Monday, Jun. 26, 1950

Ballet -for Helicopters

"Ballon," says The Dance Encyclopedia, is "the ability [of a dancer] to remain in the air for a length of time." To Nijinsky, that was a simple matter: "You have just to go up and pause there a little." But the Paris Opera Ballet's Choreographer Serge Lifar has a more modern solution.

Last week at Paris' Orly Airfield, some 500,000 spectators peered into blue skies and clutched their ears as U.S. and British jet fighters screeched past in France's National Air Fete. President of the Republic Vincent Auriol sat pleasantly and peacefully in his box, a study in pearl grey. Then, suddenly, a little man dressed all in white, wearing a white baseball cap and carrying two paddles walked on to the field. It was Choreographer Lifar.

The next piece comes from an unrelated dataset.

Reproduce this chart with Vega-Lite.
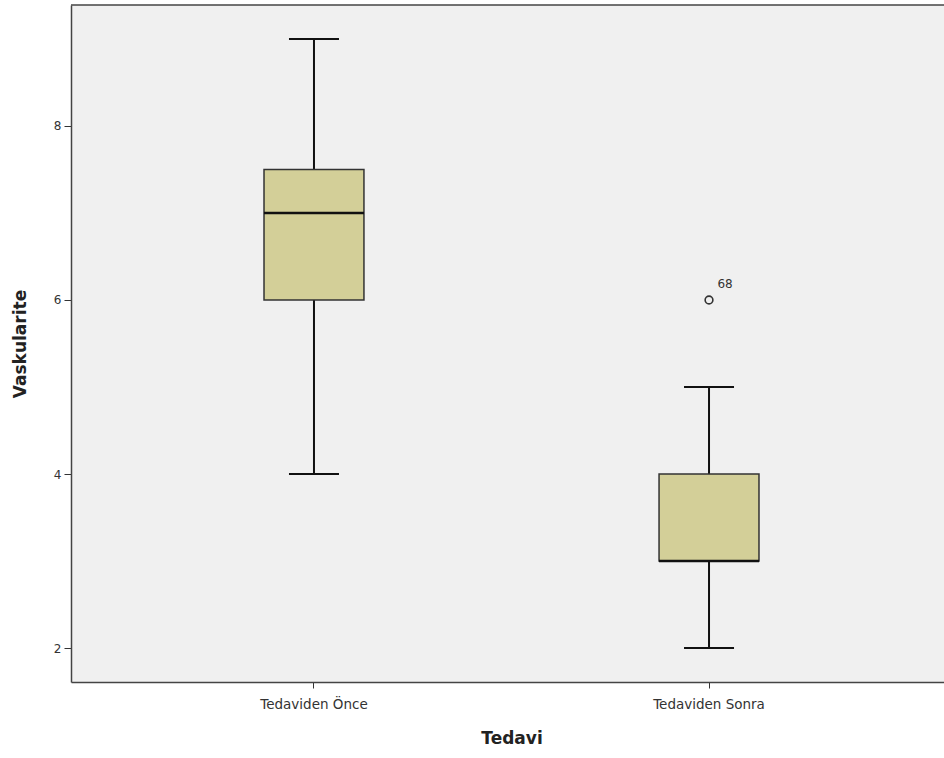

Looking very intense indeed, as if he were about to land a very hot jet job on a jeep carrier's flight deck, Lifar climbed up on a little box and stared hard at three helicopters parked near him. Then he stretched his arms straight out from his shoulders, and his study in ballon--with motorized ballerinas--was on.

With another gesture from Lifar, the helicopters hoisted themselves 30 feet into the air. As he paddled frantically from the ground, the giant pinwheels sashayed around each other with all the grace of circus elephants. So far, only one thing had gone wrong. Lifar had planned to have his helicopters dance to The Beautiful Blue Danube and a Berlioz march; somebody had forgotten to switch on the loudspeakers.

At first, from a distance, the dust cloud kicked up by the prancing pinwheels looked like a small grey ball, growing darker and darker. Then at the President's box, the blue uniforms of his honor guard began to turn a dusty white. Suddenly, as the helicopters changed direction, M. Auriol himself could be dimly seen making violent gestures-that were clearly not applause.

When it was over, Choreographer Lifar himself seemed to have disappeared in a cloud of dust. Reporters raced to the committee box. Why had there been no music for Lifar's ballet? Said one grim spokesman: there was "no ballet." But, insisted the reporters, it was billed in the program as a ballet; what were Lifar and all those helicopters doing out there? Said the spokesman, his face set: "No ballet. Just helicopters."